Column /
Lakse schrijvers
Veel schrijvers zijn laks als het om geld gaat en ik hoor bij de kopgroep. Elk jaar kwam er wel een formulier met cijfers. Ik keek naar het eindbedrag en dacht aan de volgende vakantie. Want om een duistere reden heb ik boekengeld nooit als serieus geld gezien. Boekengeld mag op, zo snel mogelijk. Dat lukt prima als je van reizen door de Verenigde Staten houdt.
Maar als een uitgever laat is met het overmaken van de centen word ik kwaad. Omdat sommige dingen gewoon goed horen te gaan. Waarom dat kwaad worden zich niet uitstrekt tot het overmaken van geld verdiend met groteletterboeken, voorgelezen boeken, dyslexieboeken en e-boeken heb ik van mezelf nooit begrepen.
Misschien omdat ik er vanaf het begin geen wonderen van verwachtte. Gelukkig maar, anders was ik al jaren geleden bezweken aan te hoge bloeddruk of een gesprongen adertje in mijn hersens.
Over de ‘gewone’ boeken valt heel wat te zeggen en te schrijven, maar het wereldje van de buitenmodel boeken is wel uitzonderlijk wonderbaar. ‘We zouden uw boek graag in een grote letter willen uitgeven, maar u begrijpt: de markt is klein en we moeten woekeren met ons geld.’

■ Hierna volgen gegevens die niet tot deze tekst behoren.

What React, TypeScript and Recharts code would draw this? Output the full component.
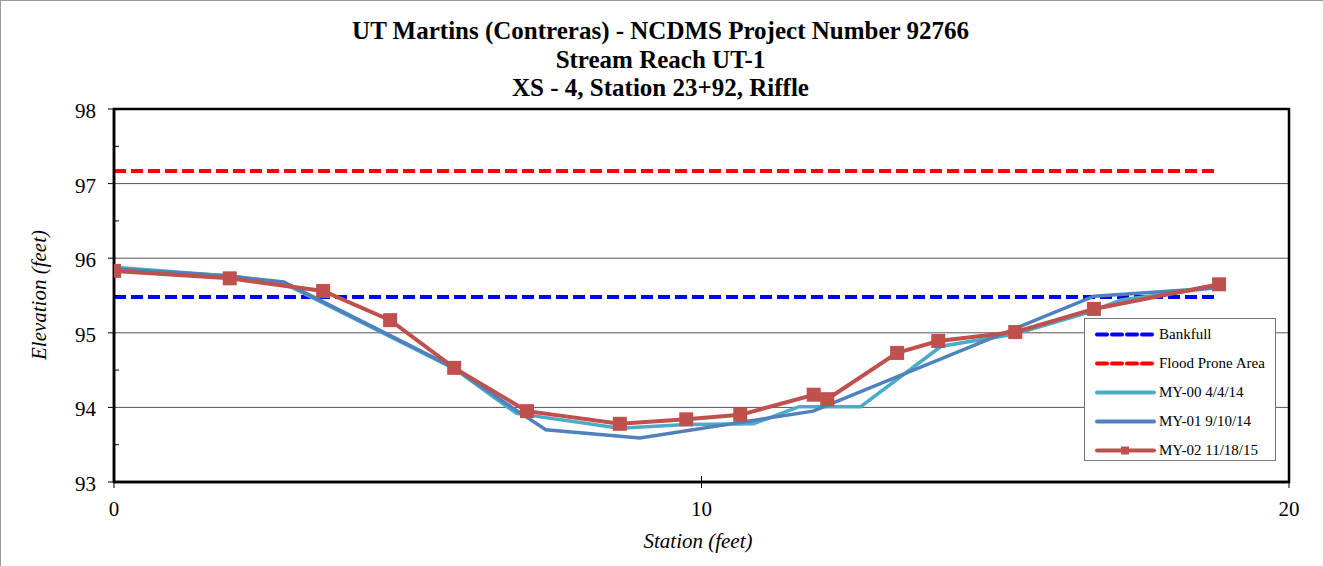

Deze zin betekent dat de schrijver niet zal worden betaald. Omdat ik dat wel wist, zei ik altijd: ‘Voorwaarde is dat ik absoluut een exemplaar toegestuurd wens te krijgen.’ Dat is twee keer gebeurd. Voor andere boeken vol grote letters moest ik naar de bibliotheek.

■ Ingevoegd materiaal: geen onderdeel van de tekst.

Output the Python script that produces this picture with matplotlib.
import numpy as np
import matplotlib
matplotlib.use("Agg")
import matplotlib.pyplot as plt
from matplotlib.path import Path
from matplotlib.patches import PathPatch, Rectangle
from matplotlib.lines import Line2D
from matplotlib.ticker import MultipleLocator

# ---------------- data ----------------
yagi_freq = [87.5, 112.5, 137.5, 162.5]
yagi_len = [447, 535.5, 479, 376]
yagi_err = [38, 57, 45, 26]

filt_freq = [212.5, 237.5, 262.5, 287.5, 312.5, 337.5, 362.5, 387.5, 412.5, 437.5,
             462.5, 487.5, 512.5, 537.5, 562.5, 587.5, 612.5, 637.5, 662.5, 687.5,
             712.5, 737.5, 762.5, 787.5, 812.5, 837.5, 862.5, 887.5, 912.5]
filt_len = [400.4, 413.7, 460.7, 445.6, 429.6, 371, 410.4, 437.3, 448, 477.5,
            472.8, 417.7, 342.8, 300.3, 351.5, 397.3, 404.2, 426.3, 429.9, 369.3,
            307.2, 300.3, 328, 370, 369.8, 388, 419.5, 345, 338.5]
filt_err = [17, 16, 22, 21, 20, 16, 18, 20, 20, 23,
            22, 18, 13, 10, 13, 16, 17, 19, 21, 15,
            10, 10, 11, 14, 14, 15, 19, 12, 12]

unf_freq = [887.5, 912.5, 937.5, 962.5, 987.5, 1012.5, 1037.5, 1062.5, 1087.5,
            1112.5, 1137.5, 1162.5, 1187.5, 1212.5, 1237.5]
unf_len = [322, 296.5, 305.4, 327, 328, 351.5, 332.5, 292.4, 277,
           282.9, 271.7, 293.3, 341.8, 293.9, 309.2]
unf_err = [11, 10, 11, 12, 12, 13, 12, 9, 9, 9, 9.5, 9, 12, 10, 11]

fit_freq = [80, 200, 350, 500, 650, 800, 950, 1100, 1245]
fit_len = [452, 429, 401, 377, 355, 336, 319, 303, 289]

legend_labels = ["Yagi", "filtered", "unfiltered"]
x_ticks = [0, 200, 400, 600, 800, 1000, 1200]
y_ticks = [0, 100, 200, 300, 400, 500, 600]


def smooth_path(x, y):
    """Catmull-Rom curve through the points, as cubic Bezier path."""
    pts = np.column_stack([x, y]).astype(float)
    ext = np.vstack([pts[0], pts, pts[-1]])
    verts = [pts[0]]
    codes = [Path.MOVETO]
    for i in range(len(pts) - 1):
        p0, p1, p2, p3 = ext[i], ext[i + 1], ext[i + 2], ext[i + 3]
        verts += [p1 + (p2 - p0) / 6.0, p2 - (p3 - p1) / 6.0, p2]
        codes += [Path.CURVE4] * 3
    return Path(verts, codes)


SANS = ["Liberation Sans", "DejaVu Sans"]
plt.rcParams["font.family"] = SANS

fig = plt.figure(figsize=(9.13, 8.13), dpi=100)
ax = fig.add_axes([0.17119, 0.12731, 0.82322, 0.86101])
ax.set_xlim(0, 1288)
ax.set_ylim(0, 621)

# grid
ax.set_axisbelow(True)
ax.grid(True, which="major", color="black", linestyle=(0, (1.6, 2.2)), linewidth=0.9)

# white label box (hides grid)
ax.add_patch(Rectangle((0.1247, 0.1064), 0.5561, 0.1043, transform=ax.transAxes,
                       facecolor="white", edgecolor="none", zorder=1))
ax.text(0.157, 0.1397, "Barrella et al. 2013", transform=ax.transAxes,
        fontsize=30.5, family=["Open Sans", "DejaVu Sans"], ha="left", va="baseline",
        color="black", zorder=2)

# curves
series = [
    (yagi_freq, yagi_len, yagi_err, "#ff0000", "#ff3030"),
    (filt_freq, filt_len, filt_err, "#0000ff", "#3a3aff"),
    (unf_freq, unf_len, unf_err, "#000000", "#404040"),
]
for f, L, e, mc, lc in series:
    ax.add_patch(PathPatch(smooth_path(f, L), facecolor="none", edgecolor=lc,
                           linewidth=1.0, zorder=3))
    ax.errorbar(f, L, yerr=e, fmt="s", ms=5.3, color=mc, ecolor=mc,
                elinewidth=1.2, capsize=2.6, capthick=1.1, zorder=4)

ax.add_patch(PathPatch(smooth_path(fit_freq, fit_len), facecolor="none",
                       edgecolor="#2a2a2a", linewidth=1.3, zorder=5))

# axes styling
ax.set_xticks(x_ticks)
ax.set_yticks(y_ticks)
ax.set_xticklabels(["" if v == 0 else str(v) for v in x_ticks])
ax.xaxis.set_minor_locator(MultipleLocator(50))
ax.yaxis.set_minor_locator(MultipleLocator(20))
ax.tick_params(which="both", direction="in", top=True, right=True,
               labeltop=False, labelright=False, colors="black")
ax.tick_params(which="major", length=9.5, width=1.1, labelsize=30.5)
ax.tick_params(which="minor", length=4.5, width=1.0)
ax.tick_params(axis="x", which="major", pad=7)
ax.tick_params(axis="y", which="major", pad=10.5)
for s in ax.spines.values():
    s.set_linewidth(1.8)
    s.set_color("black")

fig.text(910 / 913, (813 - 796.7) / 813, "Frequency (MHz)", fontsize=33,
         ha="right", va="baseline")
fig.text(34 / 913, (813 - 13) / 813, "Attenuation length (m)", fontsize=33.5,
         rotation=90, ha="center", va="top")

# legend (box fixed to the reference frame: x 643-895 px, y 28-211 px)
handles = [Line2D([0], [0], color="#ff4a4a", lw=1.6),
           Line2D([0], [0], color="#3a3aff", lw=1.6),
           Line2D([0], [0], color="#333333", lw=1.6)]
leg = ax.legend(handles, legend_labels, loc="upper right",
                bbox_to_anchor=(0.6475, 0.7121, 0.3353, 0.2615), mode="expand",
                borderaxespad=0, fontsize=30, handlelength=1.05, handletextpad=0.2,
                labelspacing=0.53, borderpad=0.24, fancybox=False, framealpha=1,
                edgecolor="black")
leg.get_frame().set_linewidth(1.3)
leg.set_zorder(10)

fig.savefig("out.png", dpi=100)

Boeken voor mensen met dyslexie, hetzelfde laken een pak. Boeken die werden voorgelezen op een cd, idem dito. Boeken verschenen bij kleine uitgevers die ‘zich in de markt proberen te zetten’, nooit een cent. Ze bleken net failliet als de uitbetalingstijd aanbrak.
De grote uitgeverijen geven tegenwoordig een keurig overzicht van het aantal verkochte e-boeken, maar het heeft wel een paar jaar geduurd voor het zover was. Ik liep een keer naar een station met een collega-schrijver. Hij wees naar een uitgever. ‘Van hem krijg ik nog minstens 2000 euro, maar betalen, ho maar.’
‘Contractueel kun je dat toch afdwingen?’
‘Natuurlijk wel, maar hoeveel energie en geld gaat dat kosten? En ik weet nu al dat ik zolang de zaak loopt geen letter op papier krijg omdat mijn kop er dan niet naar staat.’
Binnen het Genootschap van Nederlandstalige Misdaadauteurs maken goedwillende collega’s zich graag druk over de vraag waarom Nederlandse schrijvers niet beter worden verkocht. Met enige regelmaat krijg ik uitnodigingen voor bijeenkomsten over e-boeken, over wat we aan moeten met de piraten, over de zegeningen/ellende van Amazon, over leenrechten, of over de toekomst van het vak.
Heel nuttig, die praatsessies, maar een symposium waarin de ethiek van uitgevers aan de orde komt, kan misschien ook geen kwaad.